Ideas for voice messages in DeltaChat [noise cancellation, speech-to-text]

I have some ideas for voice messages in Delta Chat which I think they are worth mentioning.

First, removing background noise from the voice clip. You are in a street and want to record and send a voice clip. And the street noise is not a problem if there is noise removal. This can be done either by recognizing the user’s voice and trashing everything else. Or by recognizing the background noise and removing them.

Second, Transcribing voice messages. Since we now have offline speech recognition with several small models(~100MB) available for several languages, it could be worth giving a try. Maybe send the text instead of the voice message? Which will be voice typing. Or send the text as metadata of the voice message. About voice typing, I am unsure if it’s job of Delta Chat app.
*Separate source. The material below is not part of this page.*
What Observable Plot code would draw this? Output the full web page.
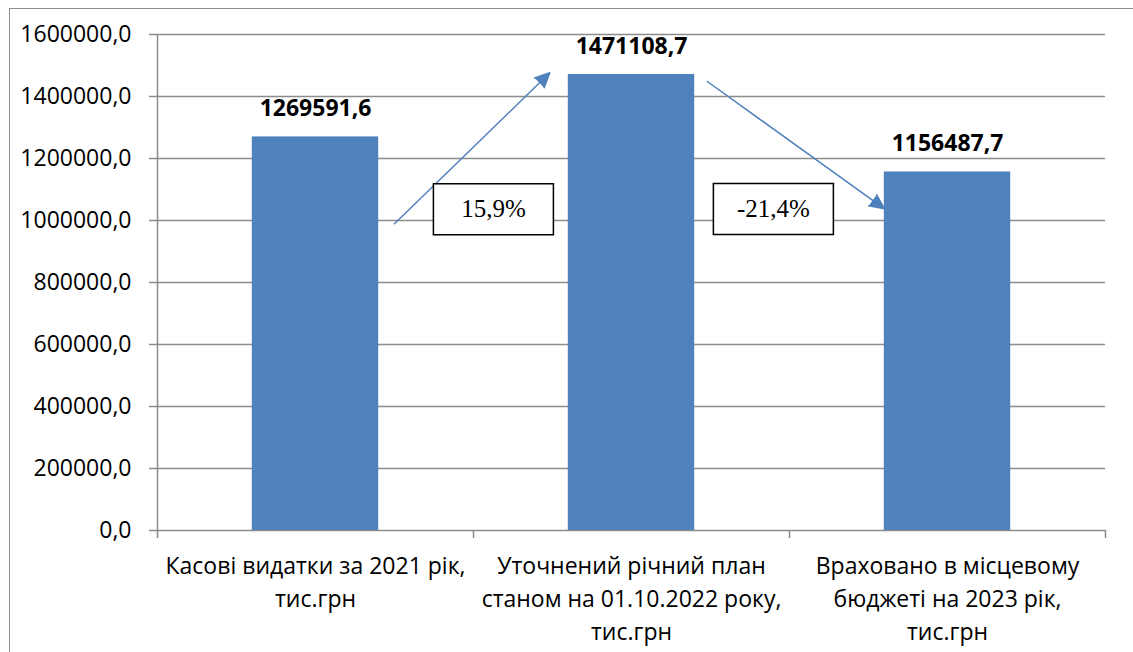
<!DOCTYPE html>
<html><head><meta charset="utf-8">
<script src="https://cdn.jsdelivr.net/npm/d3@7"></script>
<script src="https://cdn.jsdelivr.net/npm/@observablehq/plot@0.6"></script>
<style>
body{margin:0;background:#fff;}
#frame{position:absolute;left:9px;top:8px;width:1130px;height:650px;border-left:1.5px solid #8f8f8f;border-top:1.5px solid #8f8f8f;}
#chart{position:absolute;left:0;top:0;}
</style></head><body><div id="frame"></div><div id="chart"></div>
<script>
// categories (x positions are category index; band spans i..i+1)
const categories = [
  "Касові видатки за 2021 рік,\nтис.грн",
  "Уточнений річний план\nстаном на 01.10.2022 року,\nтис.грн",
  "Враховано в місцевому\nбюджеті на 2023 рік,\nтис.грн"
];
const values = [1269591.6, 1471108.7, 1156487.7];
const valueLabels = ["1269591,6", "1471108,7", "1156487,7"];
const yTicks = [0, 200000, 400000, 600000, 800000, 1000000, 1200000, 1400000, 1600000];
// change annotations (boxes), positions in data space
const changeLabels = ["15,9%", "-21,4%"];
const changeX = [1.063, 1.949];
const changeY = [1036500, 1037000];
// arrows in data space
const arrowX1 = [0.75, 1.740];
const arrowY1 = [989400, 1448400];
const arrowX2 = [1.2415, 2.3006];
const arrowY2 = [1476500, 1037700];

const barHalf = 0.2; // bar width as fraction of category band
const bars = categories.map((c, i) => ({i, c, v: values[i], label: valueLabels[i]}));
const changes = changeLabels.map((t, k) => ({t, x: changeX[k], y: changeY[k]}));
const arrows = arrowX1.map((x1, k) => ({x1, y1: arrowY1[k], x2: arrowX2[k], y2: arrowY2[k]}));
const fmt = d => d3.format(".1f")(d).replace(".", ",");

const W = 1133, H = 652, mT = 34, mB = 122, mL = 157, mR = 28;
const frameH = H - mT - mB;
const boxSymbol = {draw(ctx) { ctx.rect(-60, -25.5, 120, 51); }};
const grid = "#8c8c8c";
const blue = "#4f81bd";

const chart = Plot.plot({
  width: W, height: H,
  marginTop: mT, marginBottom: mB, marginLeft: mL, marginRight: mR,
  style: {fontFamily: "'Open Sans', sans-serif", fontSize: "23px", color: "black", background: "transparent"},
  x: {domain: [0, categories.length], axis: null},
  y: {domain: [0, 1600000], axis: null},
  marks: [
    Plot.ruleY(yTicks, {stroke: grid, strokeWidth: 1.5}),
    Plot.ruleX([0], {stroke: grid, strokeWidth: 1.5, insetBottom: -8}),
    Plot.ruleX(d3.range(1, categories.length + 1), {stroke: grid, strokeWidth: 1.5, insetTop: frameH, insetBottom: -8}),
    Plot.axisY({ticks: yTicks, tickFormat: fmt, tickSize: 8, tickPadding: 18, stroke: grid, strokeWidth: 1.5, fill: "black", fontSize: 23, label: null}),
    Plot.rectY(bars, {x1: d => d.i + 0.5 - barHalf, x2: d => d.i + 0.5 + barHalf, y: "v", fill: blue}),
    Plot.text(bars, {x: d => d.i + 0.5, y: "v", text: "label", dy: -28, fontWeight: "bold", fontSize: 23, fill: "black"}),
    Plot.text(bars, {x: d => d.i + 0.5, y: 0, text: "c", lineAnchor: "top", dy: 20, lineHeight: 1.44, fontSize: 23, fill: "black"}),
    Plot.arrow(arrows, {x1: "x1", y1: "y1", x2: "x2", y2: "y2", stroke: blue, fill: blue, strokeWidth: 1.5, headLength: 16, headAngle: 50}),
    Plot.dot(changes, {x: "x", y: "y", symbol: boxSymbol, r: 5, fill: "white", stroke: "black", strokeWidth: 1.5}),
    Plot.text(changes, {x: "x", y: "y", text: "t", fontFamily: "'Liberation Serif', serif", fontSize: 25, fill: "black"})
  ]
});
document.getElementById("chart").append(chart);
</script></body></html>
For the first thing, in Linux noise cancellation exists as part of the sound system like pulseaudio or pipewire. And this means DC Desktop doesn’t have this job in scope. I’m sure the same goes for Windows. I’m unsure about Android.

Regarding the second one, I’m really unsure. But on Android, several keyboards provide voice typing. For instance Futo Voice input even uses offline models. I wonder if they provide an API.

1 Like

Both of these sound like they would be widely useful outside a chat client, and should be done there. It would be really nice to have such features!